Begin the copy with the line that contains "Give me the matplotlib source for this chart." and end it with the line that contains "plt.rcParams['font.family'] = ['Liberation". Print these lines exactly and omit all pictures.

┌─ STORED ROWS

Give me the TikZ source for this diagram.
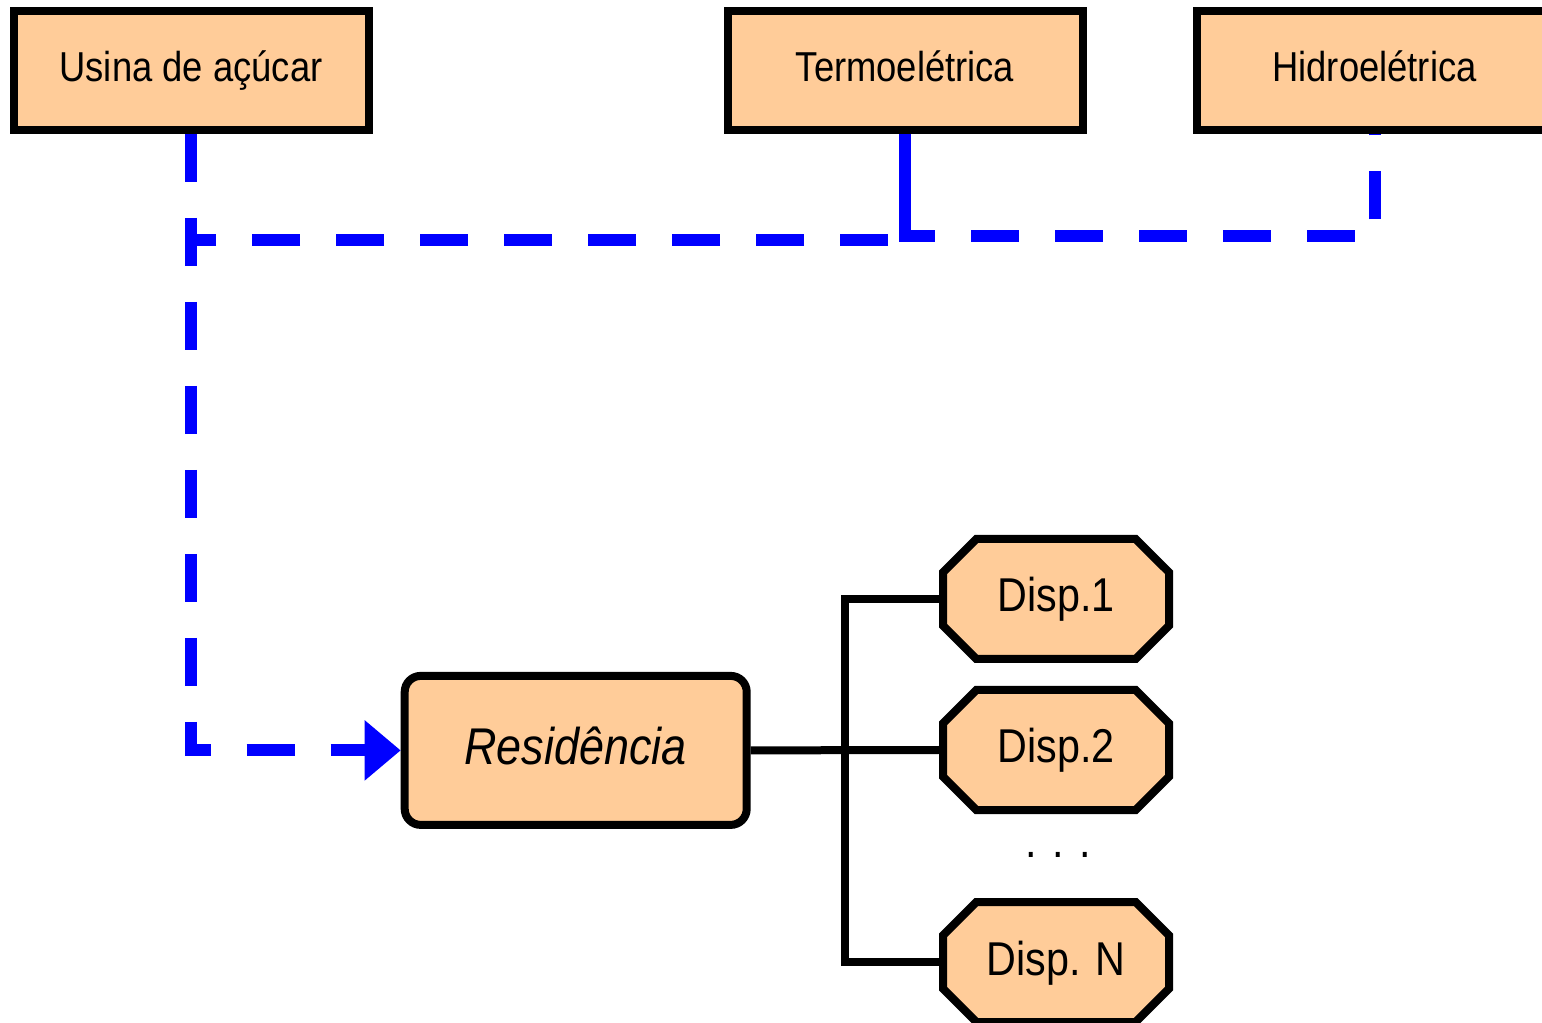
\documentclass[tikz,border=0pt]{standalone}
\usepackage{fontspec}
\setmainfont{Liberation Sans}[FakeStretch=0.87]
\usetikzlibrary{arrows.meta}
\usetikzlibrary{shapes.misc}
\definecolor{peach}{HTML}{FFCC99}
\begin{document}
\begin{tikzpicture}[plant/.style={draw,line width=0.08cm,fill=peach,minimum width=3.55cm,minimum height=1.19cm,inner sep=0pt,text height=0.30cm,text depth=0.07cm,font=\fontsize{11.9}{14}\selectfont},
  home/.style={draw,line width=0.08cm,fill=peach,rounded corners=0.16cm,minimum width=3.42cm,minimum height=1.49cm,inner sep=0pt,text height=0.37cm,text depth=0.08cm,font=\fontsize{14.7}{17}\selectfont\itshape},
  disp/.style={draw,line width=0.08cm,fill=peach,chamfered rectangle,chamfered rectangle xsep=0.36cm,minimum width=2.26cm,minimum height=1.2cm,inner sep=0pt,text height=0.34cm,text depth=0.08cm,font=\fontsize{13.5}{16}\selectfont},
  feed/.style={blue,line width=0.12cm,dash pattern=on 0.48cm off 0.36cm},
  wire/.style={black,line width=0.08cm}]
  \useasboundingbox (0,0) rectangle (15.42,-10.23);
  \node[plant] (usina) at (1.91,-0.705) {Usina de açúcar};
  \node[plant] (termo) at (9.05,-0.705) {Termoelétrica};
  \node[plant] (hidro) at (13.745,-0.705) {Hidroelétrica};

  \node[home] (res) at (5.757,-7.504) {Residência};

  \node[disp] (d1) at (10.56,-5.99) {Disp.1};
  \node[disp] (d2) at (10.56,-7.50) {Disp.2};
  \node[disp] (dn) at (10.56,-9.62) {Disp. N};
  \node[anchor=base,font=\fontsize{13.5}{16}\selectfont] (dots) at (10.58,-8.57) {. . .};

  \coordinate (bus) at (8.45,-7.50);
  \draw[wire] (res.east) -- (d2.west);
  \draw[wire] (d1.west) -| (bus) |- (dn.west);

  \draw[feed,-{Triangle[length=0.36cm,width=0.58cm]}] (usina.south) -- (usina.south |- res.west) -- (res.west);
  \draw[feed,dash phase=0.45cm] (termo.south) |- (usina.south |- 0,-2.40);
  \draw[feed] (termo.south) |- (hidro.south |- 0,-2.36) -- (hidro.south);
\end{tikzpicture}
\end{document}
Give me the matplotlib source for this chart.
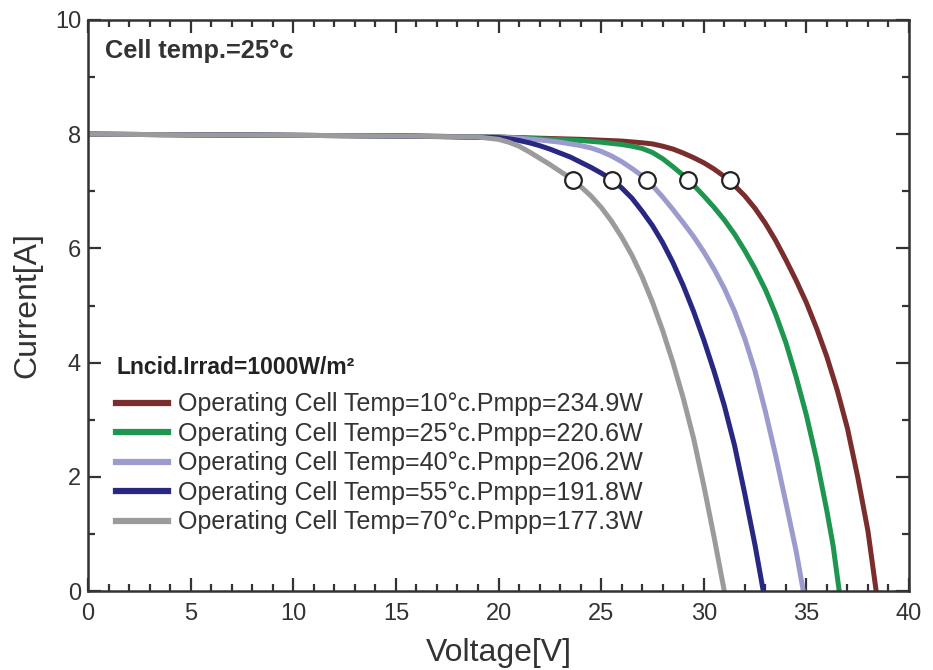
import matplotlib
matplotlib.use("Agg")
import matplotlib.pyplot as plt
from matplotlib.ticker import MultipleLocator

plt.rcParams['font.family'] = ['Liberation Sans', 'DejaVu Sans']

# I-V curves at 1000 W/m2 for five operating cell temperatures
v_10 = [0, 5, 10, 15, 20, 24, 26, 27, 27.5, 28, 28.5, 29, 29.5, 30, 30.5, 31, 31.5,
        32, 32.5, 33, 33.5, 34, 34.5, 35, 35.5, 36, 36.5, 37, 37.5, 38, 38.4]
i_10 = [8.0, 7.99, 7.98, 7.97, 7.95, 7.91, 7.88, 7.85, 7.83, 7.79, 7.74, 7.67, 7.59, 7.5, 7.39, 7.26, 7.1,
        6.92, 6.7, 6.44, 6.14, 5.8, 5.44, 5.05, 4.6, 4.1, 3.52, 2.85, 2.0, 1.05, 0.0]

v_25 = [0, 5, 10, 15, 20, 22, 24, 25, 26, 26.5, 27, 27.5, 28, 28.5, 29, 29.5, 30, 30.5,
        31, 31.5, 32, 32.5, 33, 33.5, 34, 34.5, 35, 35.5, 36, 36.3, 36.6]
i_25 = [8.0, 7.99, 7.98, 7.97, 7.95, 7.92, 7.89, 7.86, 7.82, 7.79, 7.75, 7.68, 7.57, 7.43, 7.28, 7.11, 6.92, 6.72,
        6.5, 6.25, 5.96, 5.64, 5.28, 4.85, 4.35, 3.75, 3.08, 2.3, 1.4, 0.8, 0.0]

v_40 = [0, 5, 10, 15, 20, 21, 22, 23, 24, 24.5, 25, 25.5, 26, 26.5, 27, 27.5, 28, 28.5, 29,
        29.5, 30, 30.5, 31, 31.5, 32, 32.5, 33, 33.5, 34, 34.5, 34.85]
i_40 = [8.0, 7.99, 7.98, 7.97, 7.95, 7.93, 7.9, 7.86, 7.8, 7.76, 7.7, 7.62, 7.52, 7.4, 7.27, 7.1, 6.9, 6.68, 6.45,
        6.21, 5.94, 5.64, 5.3, 4.9, 4.42, 3.85, 3.15, 2.38, 1.55, 0.7, 0.0]

v_55 = [0, 5, 10, 15, 20, 20.5, 21, 21.5, 22, 22.5, 23, 23.5, 24, 24.5, 25, 25.55, 26, 26.5, 27,
        27.5, 28, 28.5, 29, 29.5, 30, 30.5, 31, 31.5, 32, 32.5, 32.9]
i_55 = [8.0, 7.99, 7.98, 7.97, 7.94, 7.92, 7.89, 7.85, 7.8, 7.74, 7.67, 7.6, 7.51, 7.42, 7.32, 7.2, 7.06, 6.88, 6.65,
        6.4, 6.1, 5.75, 5.35, 4.9, 4.4, 3.85, 3.25, 2.55, 1.7, 0.8, 0.0]

v_70 = [0, 5, 10, 15, 19, 20, 20.5, 21, 21.5, 22, 22.5, 23, 23.65, 24.5, 25, 25.5, 26, 26.5, 27,
        27.5, 28, 28.5, 29, 29.5, 30, 30.5, 31]
i_70 = [8.0, 7.99, 7.98, 7.97, 7.95, 7.91, 7.86, 7.79, 7.69, 7.58, 7.47, 7.35, 7.2, 6.92, 6.72, 6.48, 6.2, 5.88, 5.5,
        5.06, 4.56, 4.0, 3.38, 2.68, 1.85, 0.95, 0.0]

# maximum power points
mpp_v = [23.65, 25.55, 27.25, 29.25, 31.3]
mpp_i = [7.2, 7.2, 7.2, 7.2, 7.2]

labels = ['Operating Cell Temp=10°c.Pmpp=234.9W',
          'Operating Cell Temp=25°c.Pmpp=220.6W',
          'Operating Cell Temp=40°c.Pmpp=206.2W',
          'Operating Cell Temp=55°c.Pmpp=191.8W',
          'Operating Cell Temp=70°c.Pmpp=177.3W']
colors = ['#7a2d2d', '#1e9650', '#9b9bcd', '#282882', '#9b9b9b']

fig = plt.figure(figsize=(9.33, 6.7), dpi=100)
ax = fig.add_axes([88 / 933, 79 / 670, 821 / 933, 571 / 670])

curves = [(v_10, i_10), (v_25, i_25), (v_40, i_40), (v_55, i_55), (v_70, i_70)]
for (v, i), c, lab in zip(curves, colors, labels):
    ax.plot(v, i, color=c, lw=3.6, label=lab, solid_joinstyle='round')

ax.plot(mpp_v, mpp_i, 'o', ms=12, mfc='white', mec='#222222', mew=1.6, zorder=5)

ax.set_xlim(0, 40)
ax.set_ylim(0, 10)
ax.xaxis.set_major_locator(MultipleLocator(5))
ax.xaxis.set_minor_locator(MultipleLocator(1))
ax.yaxis.set_major_locator(MultipleLocator(2))
ax.yaxis.set_minor_locator(MultipleLocator(1))
ax.tick_params(which='both', direction='in', top=True, right=True,
               color='#333333', width=1.6, labelsize=17, labelcolor='#333333')
ax.tick_params(which='major', length=9.5)
ax.tick_params(which='minor', length=4.8)
ax.tick_params(axis='x', which='major', pad=9)
ax.tick_params(axis='y', which='major', pad=5)
for s in ax.spines.values():
    s.set_linewidth(1.8)
    s.set_color('#333333')

ax.set_xlabel('Voltage[V]', fontsize=23, color='#333333', labelpad=9)
ax.set_ylabel('Current[A]', fontsize=23, color='#333333', labelpad=9)

ax.text(0.021, 9.46, 'Cell temp.=25°c', fontsize=18.3, fontweight='bold',
        color='#333333', va='center', transform=ax.get_yaxis_transform())
ax.text(0.035, 3.92, 'Lncid.Irrad=1000W/m²', fontsize=16.5, fontweight='bold',
        color='#222222', va='center', transform=ax.get_yaxis_transform())

leg = ax.legend(loc='upper left', bbox_to_anchor=(0.034, 0.348), frameon=False,
                fontsize=18, handlelength=2.08, handletextpad=0.4,
                labelspacing=0.22, borderaxespad=0, borderpad=0)
for t in leg.get_texts():
    t.set_color('#333333')
for h in leg.legend_handles:
    h.set_linewidth(4.5)

fig.savefig('out.png', dpi=100)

└─

WORKED SOLUTION:
Give me the matplotlib source for this chart.
import matplotlib
matplotlib.use("Agg")
import matplotlib.pyplot as plt
from matplotlib.ticker import MultipleLocator

plt.rcParams['font.family'] = ['Liberation Sans', 'DejaVu Sans']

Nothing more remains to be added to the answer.